You are capable of tremendous creativity
Dear Cristina,
You can stop recommending A Heartbreaking Work of Staggering Genius to me now. I’ve read it. I didn’t really enjoy it.
Your pal,
David
When I think of memoirs, I think of records of World War II, of men climbing out of trenches, out of forests in a foreign land, separated from their platoon for days, weeks, caught in an alien land, lost in a foreign war, men who finally find friendly faces, maybe not so friendly but at least wearing a friendly flag on their sleeves, who demand a meal from a cook, a stranger, at gunpoint, because they’ve been caught in the trenches or forests or whatever it is they have in Germany for days and weeks and just want a goddamn ham sandwich. This wasn’t that kind of memoir.
Dave Eggers is the founder of McSweeney’s, which I am familiar with, though I have never read any of his work. He wrote a memoir about suffering—his and others—and losing your parents and having to raise a young brother is a hell of a trump card, but who hasn’t suffered? It’s a rare person that hasn’t seen a friend die, known someone to attempt suicide or try it themself, seen and felt pain in everything around them. The world kind of blows, and there’s nothing wrong with writing about that, but A Heartbreaking Work of Staggering Genius, like Mr. Eggers states in a short foreword offered as a guide to the reader, is kind of uneven. The characters breaking the fourth wall to become expository mouthpieces became exhausting fairly quickly. The Real World interview was unbearable, and I wish that was one of the sections I had been suggested to skip so that I could at least be forewarned. The book was interesting in parts, but overall it was just some jerk spinning tales about how much his life sucks (or at least sucked) and hoping to find some meaning in it. I don’t think I like memoirs.
One thing I did find especially interesting about this book is its ability to inspire. Maybe I found something resonating in the disjoint, rambling prose, or maybe I’m just upset that this chump—who cares if he lives in New York and wears hipster jersey shirts and went to art school—is famous and I’m not. I feel all funny inside. Maybe I’ll finally take all these scattered notes, dream logs—hideous things, my terrible chicken-scratch handwriting distorted and broken by the fog of sleep, illegible scrawlings about cheerleaders selling nachos and shopping for French mystery novels with my mother—and bizarre memoranda to myself about Kosher wine and Highway 41, and make something of it. Dave Egger’s book, behind its self-aware and solipsistic façade, seems to want to get people riled-up, get them to feel something, but I refuse to give him credit. I’ve been feeling this burning for a long time now, and this book only reminded me that I’m wasting too much of my life with other people’s crap. There was some interesting stuff in the latter parts of the book, but I think I should have taken his advice and stopped after the third or fourth chapter. That would have made a solid novella, and I would have liked it had I not paid a novel’s price.

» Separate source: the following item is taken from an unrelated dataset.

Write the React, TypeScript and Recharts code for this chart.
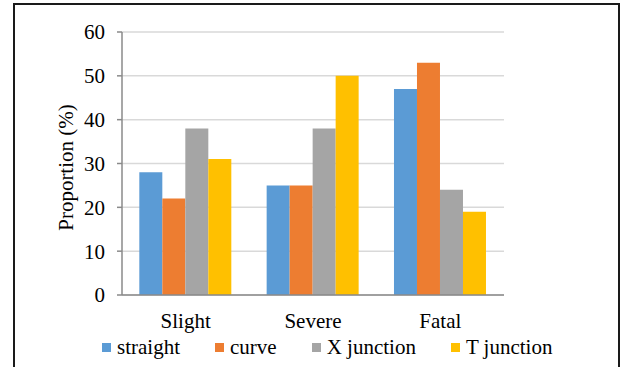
import React from "react";
import { BarChart, Bar, XAxis, YAxis, CartesianGrid } from "recharts";

// Crash severity categories and road-geometry series (proportion, %)
const categories = ["Slight", "Severe", "Fatal"];
const straight = [28, 25, 47];
const curve = [22, 25, 53];
const xJunction = [38, 38, 24];
const tJunction = [31, 50, 19];
const yTicks = [0, 10, 20, 30, 40, 50, 60];

const seriesNames = ["straight", "curve", "X junction", "T junction"];
const seriesKeys = ["straight", "curve", "xJunction", "tJunction"];
const seriesColors = ["#5B9BD5", "#ED7D31", "#A5A5A5", "#FFC000"];

const data = categories.map((c, i) => ({
  category: c,
  straight: straight[i],
  curve: curve[i],
  xJunction: xJunction[i],
  tJunction: tJunction[i],
}));

const FONT = "'Liberation Serif', 'DejaVu Serif', serif";
const AXIS_COLOR = "#8A8A8A";

const LegendRow = () => (
  <div
    style={{
      position: "absolute",
      left: 102,
      top: 337,
      display: "flex",
      alignItems: "center",
      gap: 35,
      fontFamily: FONT,
      fontSize: 21,
      lineHeight: "21px",
      color: "#000",
      whiteSpace: "nowrap",
    }}
  >
    {seriesNames.map((name, i) => (
      <div key={name} style={{ display: "flex", alignItems: "center" }}>
        <span
          style={{
            display: "inline-block",
            width: 9,
            height: 9,
            background: seriesColors[i],
            marginRight: 6,
          }}
        />
        <span>{name}</span>
      </div>
    ))}
  </div>
);

const YLabel = (props: any) => {
  const vb = props.viewBox || {};
  const x = 73;
  const y = (vb.y ?? 0) + (vb.height ?? 0) / 2 + 4;
  return (
    <text
      x={x}
      y={y}
      transform={`rotate(-90, ${x}, ${y})`}
      textAnchor="middle"
      style={{ fontFamily: FONT, fontSize: 21 }}
      fill="#000"
    >
      Proportion (%)
    </text>
  );
};

export default function App() {
  return (
    <div
      style={{
        position: "absolute",
        left: 0,
        top: 0,
        width: 627,
        height: 367,
        background: "#fff",
        overflow: "hidden",
        fontFamily: FONT,
      }}
    >
      <div
        style={{
          position: "absolute",
          left: 13,
          top: 3,
          width: 607,
          height: 420,
          border: "2px solid #1a1a1a",
          boxSizing: "border-box",
        }}
      />
      <div style={{ position: "absolute", left: 0, top: 0 }}>
        <BarChart
          width={627}
          height={367}
          data={data}
          margin={{ top: 32, right: 123, left: 0, bottom: 42 }}
          barCategoryGap="13.6%"
          barGap={0}
          style={{ fontFamily: FONT }}
        >
          <CartesianGrid vertical={false} stroke="#D9D9D9" strokeWidth={1.5} />
          <XAxis
            dataKey="category"
            height={30}
            tickLine={false}
            tickSize={0}
            tickMargin={18}
            axisLine={{ stroke: AXIS_COLOR, strokeWidth: 1.5 }}
            tick={{ fontFamily: FONT, fontSize: 21, fill: "#000" }}
          />
          <YAxis
            width={122}
            domain={[0, 60]}
            ticks={yTicks}
            interval={0}
            tickSize={5}
            tickMargin={12}
            axisLine={{ stroke: AXIS_COLOR, strokeWidth: 1.5 }}
            tickLine={{ stroke: AXIS_COLOR, strokeWidth: 1.5 }}
            tick={{ fontFamily: FONT, fontSize: 21, fill: "#000" }}
            label={<YLabel />}
          />
          {seriesKeys.map((k, i) => (
            <Bar
              key={k}
              dataKey={k}
              name={seriesNames[i]}
              fill={seriesColors[i]}
              isAnimationActive={false}
            />
          ))}
        </BarChart>
      </div>
      <LegendRow />
    </div>
  );
}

I will be traveling next week. It will be a romantic journey, and there will be museums and monuments and everything will be grand. I will bring a blank notebook, more pages for my illegible scrawls, and a stack of novels not recommended by anyone or anything other than my own desires. It will be my birthday. I plan to open up a bottle of the Trader Joe’s brand Unibroue beer I bought last year—I don’t really like Trader Joe’s; they’re a store full of cut-rate store-brand crap, but they convince us that it’s great because they wear Hawaiian shirts and paint childish art on the walls, things that someone would scratch out in crayon on a Denny’s placemat—and I will drink it before noon, enjoying both my delicious aged ale and rebellion against society’s mores while I earn the last insurance discount I will ever see unless I get married, my speeding tickets now old enough to be forgotten, and I will then hop on a bus and go somewhere else, somewhere full of myth and wonder, somewhere away that has monuments and museums and things to write about illegibly in tiny pocket notebooks with tiny ink pens. I will style my hair in the fuck-it-all fashion I’ve paid staggering amounts for twice now using that waxy paste that wishes I would care more about starving children in Africa, and maybe I’ll meet someone on the way there and we’ll talk about books I bought on no one’s recommendation and have a grand old time.
I need a break.
June 21st, 2007 at 4:36 am
Your posts are becoming increasingly bizarre. That’s not necessarily a bad thing.
June 21st, 2007 at 2:12 pm
“waxy paste that wishes I would care more about starving children in Africa”
I love that phrase. It reeks of creativity, discontent, an awareness of but refusal to cowtow to prevalent societal mores about charity, and it’s just grandly odd. It’s what Oscar Wilde might have said if he used hair care substances.